• [Your task]: Which lines hold the string "standalone"? Copy every one of them.

· · ·

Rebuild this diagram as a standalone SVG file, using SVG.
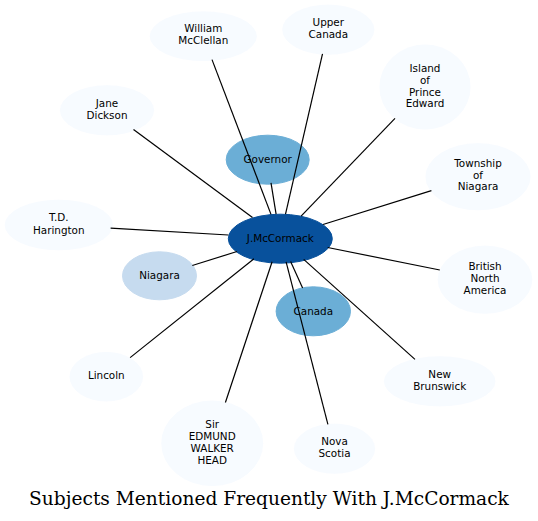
<svg xmlns="http://www.w3.org/2000/svg" width="538" height="521" viewBox="0 0 538 521">
<style>
.n0{fill:#f7fbff;stroke:#f7fbff}
.n1{fill:#c6dbef;stroke:#c6dbef}
.n2{fill:#6baed6;stroke:#6baed6}
.n3{fill:#08519c;stroke:#08519c}
text{font-family:"DejaVu Sans",sans-serif;font-size:10.4px;text-anchor:middle;fill:#000}
.title{font-family:"DejaVu Serif",serif;font-size:18.6px}
#edges line{stroke:#000;stroke-width:1.2}
</style>
<rect width="538" height="521" fill="#fff"/>
<g id="william"><ellipse class="n0" cx="203.3" cy="36.2" rx="53" ry="24.3"/><text x="203.3" y="32">William</text><text x="203.3" y="44">McClellan</text></g>
<g id="upper_canada"><ellipse class="n0" cx="328.3" cy="29.7" rx="45.5" ry="24.5"/><text x="328.3" y="26.4">Upper</text><text x="328.3" y="38.2">Canada</text></g>
<g id="island"><ellipse class="n0" cx="425" cy="87" rx="45" ry="42"/><text x="425" y="72">Island</text><text x="425" y="83.8">of</text><text x="425" y="95.8">Prince</text><text x="425" y="107.4">Edward</text></g>
<g id="jane"><ellipse class="n0" cx="107" cy="110.3" rx="46.5" ry="24.5"/><text x="107" y="107">Jane</text><text x="107" y="118.8">Dickson</text></g>
<g id="governor"><ellipse class="n2" cx="267.7" cy="159.7" rx="41.5" ry="24.5"/><text x="267.7" y="163.2">Governor</text></g>
<g id="township"><ellipse class="n0" cx="478" cy="176.7" rx="52" ry="33"/><text x="478" y="167">Township</text><text x="478" y="178.7">of</text><text x="478" y="190.4">Niagara</text></g>
<g id="td"><ellipse class="n0" cx="58.8" cy="225" rx="53.5" ry="24.7"/><text x="58.8" y="221.4">T.D.</text><text x="58.8" y="233.6">Harington</text></g>
<g id="niagara"><ellipse class="n1" cx="159.5" cy="275.8" rx="37" ry="24"/><text x="159.5" y="279">Niagara</text></g>
<g id="bna"><ellipse class="n0" cx="485" cy="279.7" rx="46.7" ry="33.5"/><text x="485" y="270.4">British</text><text x="485" y="282">North</text><text x="485" y="293.7">America</text></g>
<g id="canada"><ellipse class="n2" cx="313.3" cy="311.3" rx="37.2" ry="24.5"/><text x="313.3" y="314.8">Canada</text></g>
<g id="lincoln"><ellipse class="n0" cx="106.3" cy="376.7" rx="36.2" ry="24.2"/><text x="106.3" y="379">Lincoln</text></g>
<g id="new_brunswick"><ellipse class="n0" cx="439.7" cy="381.3" rx="55.2" ry="24.5"/><text x="439.7" y="378">New</text><text x="439.7" y="389.7">Brunswick</text></g>
<g id="sir"><ellipse class="n0" cx="212.2" cy="443.3" rx="50.4" ry="42.2"/><text x="212.2" y="427.6">Sir</text><text x="212.2" y="439.6">EDMUND</text><text x="212.2" y="451.6">WALKER</text><text x="212.2" y="463.6">HEAD</text></g>
<g id="nova_scotia"><ellipse class="n0" cx="334.5" cy="448.7" rx="40" ry="24.5"/><text x="334.5" y="444.7">Nova</text><text x="334.5" y="457">Scotia</text></g>
<g id="jmccormack"><ellipse class="n3" cx="280.3" cy="238.7" rx="52" ry="24.5"/><text x="280.3" y="242">J.McCormack</text></g>
<g id="edges">
<line x1="271" y1="214.4" x2="212" y2="59.6"/>
<line x1="285.5" y1="214.1" x2="322.5" y2="53.8"/>
<line x1="301.1" y1="216.1" x2="395" y2="118.3"/>
<line x1="252.5" y1="217.6" x2="133.5" y2="129.6"/>
<line x1="276.1" y1="214.1" x2="271" y2="182.9"/>
<line x1="323" y1="224.5" x2="431.4" y2="190.6"/>
<line x1="228.4" y1="235" x2="110.6" y2="228.1"/>
<line x1="237" y1="251.5" x2="192.3" y2="265.5"/>
<line x1="327.7" y1="247.5" x2="439.8" y2="270"/>
<line x1="290.6" y1="261.5" x2="302.6" y2="288"/>
<line x1="254" y1="258.8" x2="130.1" y2="357.6"/>
<line x1="303.7" y1="259.4" x2="415" y2="359.4"/>
<line x1="272.1" y1="261.7" x2="225.4" y2="402.5"/>
<line x1="286.1" y1="261.8" x2="327.9" y2="424.3"/>
</g>
<text class="title" x="269" y="505">Subjects Mentioned Frequently With J.McCormack</text>
</svg>
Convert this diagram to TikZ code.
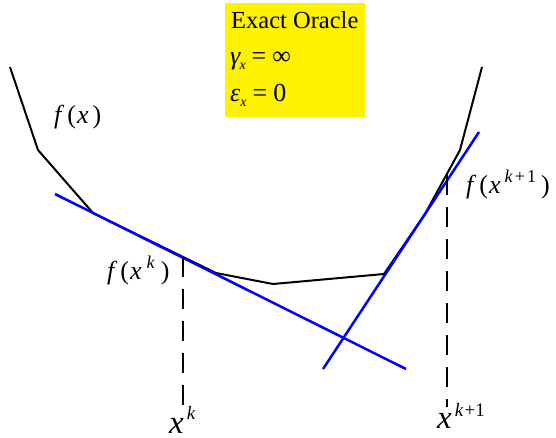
\documentclass[tikz,border=0pt]{standalone}
\usepackage{fontspec}
\setmainfont{Liberation Serif}
\begin{document}
\begin{tikzpicture}[x=1pt,y=-1pt,
  curve/.style={line width=2pt,black,line join=miter},
  tangent/.style={blue,line width=2.5pt},
  drop/.style={black,line width=2.5pt,dash pattern=on 20pt off 12pt},
  lbl/.style={inner sep=0pt,anchor=base west}]
\useasboundingbox (0,0) rectangle (556,437);
% oracle box
\node[fill=yellow,minimum width=140pt,minimum height=114pt,anchor=north west,inner sep=0pt] (box) at (225,3) {};
\node[lbl,font=\fontsize{24.5}{24.5}\selectfont] (t1) at (231,28) {Exact Oracle};
\node[lbl,font=\fontsize{26}{26}\selectfont] (t2) at (230,64) {\textit{γ}\kern-1.5pt\raisebox{-5pt}{\fontsize{14}{14}\selectfont\textit{x}}\kern6pt=\kern6pt∞};
\node[lbl,font=\fontsize{26}{26}\selectfont] (t3) at (230,101) {\textit{ε}\kern0pt\raisebox{-5pt}{\fontsize{14}{14}\selectfont\textit{x}}\kern6pt=\kern6pt0};
% function curve
\coordinate (p1) at (10,67);
\coordinate (p2) at (38,150);
\coordinate (p3) at (93,213);
\coordinate (p4) at (216,273);
\coordinate (p5) at (273,284);
\coordinate (p6) at (384,274);
\coordinate (p7) at (425,214);
\coordinate (p8) at (460,150);
\coordinate (p9) at (482,67);
\draw[curve] (p1) -- (p2) -- (p3) -- (p4) -- (p5) -- (p6) -- (p7) -- (p8) -- (p9);
% tangents
\coordinate (a1) at (55,194);
\coordinate (a2) at (406,369);
\draw[tangent] (a1) -- (a2);
\coordinate (b1) at (323,369);
\coordinate (b2) at (479,132);
\draw[tangent] (b1) -- (b2);
% drop lines
\coordinate (dk1) at (183,405);
\coordinate (dk2) at (183,258);
\draw[drop] (dk1) -- (dk2);
\coordinate (dj1) at (447,175);
\coordinate (dj2) at (447,407);
\draw[drop] (dj1) -- (dj2);
% labels
\node[lbl,font=\fontsize{26}{26}\selectfont] (fx) at (54,123) {\textit{f}\kern3pt(\kern1pt\textit{x}\kern4pt)};
\node[lbl,font=\fontsize{26}{26}\selectfont] (fxk) at (107,279) {\textit{f}\kern3pt(\kern1pt\textit{x}\kern5pt\raisebox{11pt}{\fontsize{18}{18}\selectfont\textit{k}}\kern6pt)};
\node[lbl,font=\fontsize{26}{26}\selectfont] (fxk1) at (466,193) {\textit{f}\kern3pt(\kern1pt\textit{x}\kern4pt\raisebox{11pt}{\fontsize{18}{18}\selectfont\textit{k}\kern2pt+\kern2pt1}\kern5pt)};
\node[lbl,text depth=0pt,font=\fontsize{33}{33}\selectfont] (xk) at (169,433) {\textit{x}\raisebox{14pt}{\fontsize{19}{19}\selectfont\kern3pt\textit{k}}};
\node[lbl,text depth=0pt,font=\fontsize{33}{33}\selectfont] (xk1) at (437,428) {\textit{x}\raisebox{12pt}{\fontsize{19}{19}\selectfont\kern3pt\textit{k}\kern1pt+1}};
\end{tikzpicture}
\end{document}
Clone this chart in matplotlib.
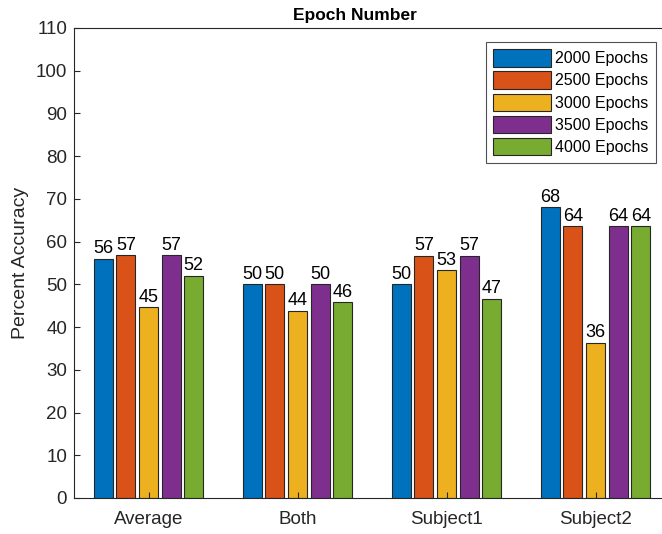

· · ·

• [Reply to the task]:
Rebuild this diagram as a standalone SVG file, using SVG.
\documentclass[tikz,border=0pt]{standalone}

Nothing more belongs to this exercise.